Yes. Based on the same area as previous. 2x horizontal and 2x vertical is 4 pixels occupying the spot that was previously occupied by 1.
What resolution were the other phones at the time?
Nobody cared. Most just figured all LCDs would have obvious visible pixels until iPhone 4 set them off.
4x the pixels of previous iPhones. Significantly higher pixel density than any flagship smartphone or tablet. It set off the competition to start making displays with higher and higher DPI, well past the point where it had any benefit and actually started to be detrimental. Cramming more pixels into a fixed area means more of that surface area is wasted by the tiny gaps between the pixels (which block the backlight). Engineers compensate with a brighter backlight to get more light from the pixels within the area. That already means you have greater battery drain. Then, actually rendering the (mostly imperceptible) details requires more processing power and battery drain.

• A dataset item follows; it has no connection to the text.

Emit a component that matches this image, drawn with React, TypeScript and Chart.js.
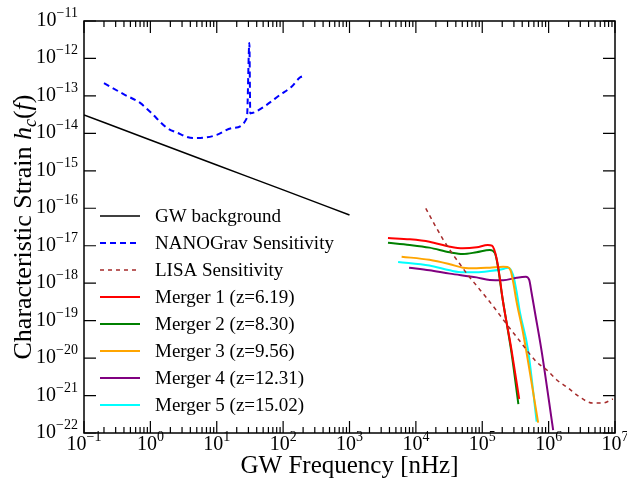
import { useEffect, useRef } from 'react';
import { Chart, registerables } from 'chart.js';

Chart.register(...registerables);

const SERIF = '"Liberation Serif", "Times New Roman", "DejaVu Serif", serif';

// Axis ranges and tick labels (powers of ten)
const xMin = 1e-1;
const xMax = 1e7;
const yMin = 1e-22;
const yMax = 1e-11;
const xTickExponents = [-1, 0, 1, 2, 3, 4, 5, 6, 7];
const yTickExponents = [-22, -21, -20, -19, -18, -17, -16, -15, -14, -13, -12, -11];
const xAxisTitle = 'GW Frequency [nHz]';

// GW background
const gwBgFreq = [0.1, 1, 10, 100, 1000];
const gwBgStrain = [3.1e-14, 6.65e-15, 1.43e-15, 3.1e-16, 6.6e-17];

// NANOGrav sensitivity
const nanoFreq = [0.2, 0.4, 0.7, 1.0, 1.78, 2.5, 4.4, 7, 10, 17.5, 28.5, 31, 32, 34, 37.6, 56, 89.5, 134, 179, 200];
const nanoStrain = [2.2e-13, 1.1e-13, 6.5e-14, 3.7e-14, 1.4e-14, 1.05e-14, 7.5e-15, 7.8e-15, 9.1e-15, 1.4e-14, 2.6e-14, 2.6e-12, 3.4e-14, 3.5e-14, 3.7e-14, 5.7e-14, 1.06e-13, 1.76e-13, 3.1e-13, 3.4e-13];

// LISA sensitivity
const lisaFreq = [1.41e4, 1.93e4, 2.55e4, 3.49e4, 4.6e4, 6.07e4, 8.3e4, 1.17e5, 1.66e5, 2.04e5, 3.68e5, 6.6e5, 9.4e5, 1.33e6, 1.88e6, 2.95e6, 4.6e6, 6.5e6, 9.3e6];
const lisaStrain = [1.0e-16, 3.57e-17, 1.51e-17, 6.4e-18, 3.25e-18, 1.65e-18, 8.4e-19, 4.0e-19, 1.8e-19, 1.1e-19, 2.85e-20, 7.85e-21, 4.8e-21, 2.6e-21, 1.69e-21, 9.1e-22, 6.3e-22, 6.3e-22, 8.1e-22];

// Merger 1 (z=6.19)
const m1Freq = [3.8e3, 8.1e3, 1.6e4, 3.25e4, 5.1e4, 8.3e4, 1.21e5, 1.4e5, 1.64e5, 1.84e5, 2.04e5, 2.76e5, 3.6e5];
const m1Strain = [1.6e-17, 1.48e-17, 1.28e-17, 9.4e-18, 8.5e-18, 9.1e-18, 1.05e-17, 1.0e-17, 4.7e-18, 1.37e-18, 3.5e-19, 1.65e-20, 8.1e-22];

// Merger 2 (z=8.30)
const m2Freq = [3.8e3, 8.1e3, 1.6e4, 3.25e4, 5.1e4, 8.2e4, 1.3e5, 1.55e5, 1.74e5, 1.95e5, 2.76e5, 3.5e5];
const m2Strain = [1.2e-17, 1.05e-17, 8.9e-18, 6.7e-18, 6.0e-18, 6.7e-18, 7.7e-18, 6.4e-18, 2.5e-18, 5.9e-19, 1.37e-20, 5.9e-22];

// Merger 3 (z=9.56)
const m3Freq = [6.1e3, 1.6e4, 3.25e4, 5.1e4, 8.2e4, 1.3e5, 2.07e5, 2.39e5, 2.67e5, 2.92e5, 3.29e5, 4.13e5, 6.95e5];
const m3Strain = [5.1e-18, 4.2e-18, 3.2e-18, 2.6e-18, 2.5e-18, 2.6e-18, 2.75e-18, 2.7e-18, 2.2e-18, 1.09e-18, 3.2e-19, 4.6e-20, 1.9e-22];

// Merger 4 (z=12.31)
const m4Freq = [7.9e3, 1.6e4, 3.25e4, 8.2e4, 1.3e5, 2.07e5, 3.29e5, 4.54e5, 5.1e5, 5.5e5, 6.2e5, 7.8e5, 1.17e6];
const m4Strain = [2.6e-18, 2.2e-18, 1.8e-18, 1.43e-18, 1.22e-18, 1.2e-18, 1.4e-18, 1.48e-18, 1.22e-18, 5.9e-19, 1.73e-19, 1.64e-20, 1.2e-22];

// Merger 5 (z=15.02)
const m5Freq = [5.4e3, 1.6e4, 3.25e4, 5.1e4, 8.2e4, 1.3e5, 2.07e5, 2.45e5, 2.92e5, 3.29e5, 3.68e5, 4.9e5, 6.6e5];
const m5Strain = [3.7e-18, 2.95e-18, 2.2e-18, 1.95e-18, 1.95e-18, 2.1e-18, 2.4e-18, 2.6e-18, 1.65e-18, 5.9e-19, 1.73e-19, 1.64e-20, 2.0e-22];

const seriesLabels = [
  'GW background',
  'NANOGrav Sensitivity',
  'LISA Sensitivity',
  'Merger 1 (z=6.19)',
  'Merger 2 (z=8.30)',
  'Merger 3 (z=9.56)',
  'Merger 4 (z=12.31)',
  'Merger 5 (z=15.02)',
];

const toPoints = (xs: number[], ys: number[]) => xs.map((x, i) => ({ x, y: ys[i] }));

function drawPow(ctx: CanvasRenderingContext2D, exp: number, x: number, baseY: number, align: 'center' | 'right') {
  const base = '10';
  const sup = (exp < 0 ? '\u2212' : '') + String(Math.abs(exp));
  ctx.font = `20px ${SERIF}`;
  const wb = ctx.measureText(base).width;
  ctx.font = `14px ${SERIF}`;
  const ws = ctx.measureText(sup).width;
  const total = wb + ws;
  const start = align === 'center' ? x - total / 2 : x - total;
  ctx.textAlign = 'left';
  ctx.textBaseline = 'alphabetic';
  ctx.font = `20px ${SERIF}`;
  ctx.fillText(base, start, baseY);
  ctx.font = `14px ${SERIF}`;
  ctx.fillText(sup, start + wb, baseY - 9);
}

const decorPlugin = {
  id: 'decor',
  afterDraw(chart: any) {
    const { ctx, chartArea, scales } = chart;
    const { left, right, top, bottom } = chartArea;
    const xs = scales.x;
    const ys = scales.y;
    ctx.save();
    ctx.strokeStyle = '#000';
    ctx.fillStyle = '#000';
    ctx.lineWidth = 1.5;
    ctx.setLineDash([]);
    ctx.strokeRect(left, top, right - left, bottom - top);

    // x ticks
    ctx.beginPath();
    xTickExponents.forEach((e) => {
      const px = xs.getPixelForValue(Math.pow(10, e));
      ctx.moveTo(px, bottom); ctx.lineTo(px, bottom - 12);
      ctx.moveTo(px, top); ctx.lineTo(px, top + 12);
      if (e < xTickExponents[xTickExponents.length - 1]) {
        for (let m = 2; m <= 9; m++) {
          const pm = xs.getPixelForValue(m * Math.pow(10, e));
          ctx.moveTo(pm, bottom); ctx.lineTo(pm, bottom - 6);
          ctx.moveTo(pm, top); ctx.lineTo(pm, top + 6);
        }
      }
    });
    // y ticks
    yTickExponents.forEach((e) => {
      const py = ys.getPixelForValue(Math.pow(10, e));
      ctx.moveTo(left, py); ctx.lineTo(left + 12, py);
      ctx.moveTo(right, py); ctx.lineTo(right - 12, py);
    });
    ctx.lineWidth = 1.2;
    ctx.stroke();

    // tick labels
    xTickExponents.forEach((e) => {
      const px = xs.getPixelForValue(Math.pow(10, e));
      drawPow(ctx, e, px, bottom + 17, 'center');
    });
    yTickExponents.forEach((e) => {
      const py = ys.getPixelForValue(Math.pow(10, e));
      drawPow(ctx, e, left - 6, py + 5, 'right');
    });

    // x title
    ctx.font = `25px ${SERIF}`;
    ctx.textAlign = 'center';
    ctx.textBaseline = 'alphabetic';
    ctx.fillText(xAxisTitle, (left + right) / 2, bottom + 40);

    // y title with math part
    const parts: [string, string, number][] = [
      ['Characteristic Strain ', `26px ${SERIF}`, 0],
      ['h', `italic 26px ${SERIF}`, 0],
      ['c', `italic 18px ${SERIF}`, 5],
      ['(', `26px ${SERIF}`, 0],
      ['f', `italic 26px ${SERIF}`, 0],
      [')', `26px ${SERIF}`, 0],
    ];
    let total = 0;
    parts.forEach(([t, f]) => { ctx.font = f; total += ctx.measureText(t).width; });
    ctx.translate(31, (top + bottom) / 2);
    ctx.rotate(-Math.PI / 2);
    ctx.textAlign = 'left';
    let cx = -total / 2;
    parts.forEach(([t, f, dy]) => {
      ctx.font = f;
      ctx.fillText(t, cx, dy);
      cx += ctx.measureText(t).width;
    });
    ctx.restore();

    // legend
    ctx.save();
    const datasets = chart.data.datasets;
    datasets.forEach((ds: any, i: number) => {
      const yy = top + 195 + i * 27;
      ctx.strokeStyle = ds.borderColor;
      ctx.lineWidth = ds.borderWidth;
      ctx.setLineDash(ds.borderDash || []);
      ctx.beginPath();
      ctx.moveTo(left + 16, yy);
      ctx.lineTo(left + 56, yy);
      ctx.stroke();
      ctx.setLineDash([]);
      ctx.fillStyle = '#000';
      ctx.font = `19px ${SERIF}`;
      ctx.textAlign = 'left';
      ctx.textBaseline = 'middle';
      ctx.fillText(ds.label, left + 71, yy + 1);
    });
    ctx.restore();
  },
};

export default function App() {
  const ref = useRef<HTMLCanvasElement>(null);
  useEffect(() => {
    document.body.style.margin = '0';
    const line = (label: string, xs: number[], ys: number[], color: string, width: number, dash?: number[]) => ({
      label,
      data: toPoints(xs, ys),
      borderColor: color,
      backgroundColor: color,
      borderWidth: width,
      borderDash: dash,
      pointRadius: 0,
      fill: false,
      cubicInterpolationMode: 'monotone' as const,
    });
    const chart = new Chart(ref.current!, {
      type: 'line',
      data: {
        datasets: [
          line(seriesLabels[0], gwBgFreq, gwBgStrain, '#000000', 1.5),
          line(seriesLabels[1], nanoFreq, nanoStrain, '#0000ff', 2, [6, 4]),
          line(seriesLabels[2], lisaFreq, lisaStrain, '#a52a2a', 1.5, [4, 4]),
          line(seriesLabels[3], m1Freq, m1Strain, '#ff0000', 2),
          line(seriesLabels[4], m2Freq, m2Strain, '#008000', 2),
          line(seriesLabels[5], m3Freq, m3Strain, '#ffa500', 2),
          line(seriesLabels[6], m4Freq, m4Strain, '#800080', 2),
          line(seriesLabels[7], m5Freq, m5Strain, '#00ffff', 2),
        ] as any,
      },
      options: {
        responsive: false,
        animation: false,
        devicePixelRatio: 1,
        layout: { padding: { left: 84, top: 21, right: 12, bottom: 45 } },
        plugins: { legend: { display: false }, tooltip: { enabled: false } },
        scales: {
          x: { type: 'logarithmic', min: xMin, max: xMax, display: false },
          y: { type: 'logarithmic', min: yMin, max: yMax, display: false },
        },
      },
      plugins: [decorPlugin],
    });
    return () => chart.destroy();
  }, []);
  return (
    <div style={{ width: 627, height: 478, background: '#fff' }}>
      <canvas ref={ref} width={627} height={478} style={{ display: 'block' }} />
    </div>
  );
}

I think most android were in the 800*400 range, which is not a quarter of 960*640
They also had larger displays. Pretty much all smartphones and tablets were comparable DPI to the original iPhone, even the ones with bigger screens and higher resolutions.
Haven’t clicked it yet. The big one I remember: Evo 4G. One of the early “phablet” class phones. Also one of the only phones other than iPhone 4 to have a front-facing camera at that time. Unfortunately, it became completely worthless long before iPhone 4 did. The price of Evo 4G was also much higher. Sprint doesn’t even have the “4G” WiMAX network any more since they came to their senses and re-farmed the Spectrum for proper 4G LTE.
Apple increased the screen size in one dimension with iPhone 5, but didn’t change DPI at all. Then the iPhone 6 and 6 Plus set Apple’s current size/DPI standards. Quite justifiably, the resolution of iPhone 6 was chosen specifically to facilitate compatibility and consistency with existing apps.
“Plus” size iPhones actually have 1920x1080 mostly for 16:9 1080p movies. To avoid layout issues and maximize app compatibility, apps run as if they are at a slightly lower resolution and some UI elements are transparently re-scaled to the native 1080p display resolution.
I like this rationale. I remember how miserable it was to use mainstream Android apps that would have ridiculous layout glitches on my 1024x768 10” 4:3 HP TouchPad. Developers just didn’t seem to realize Android would ever run on a 4:3 tablet (even though others did exist).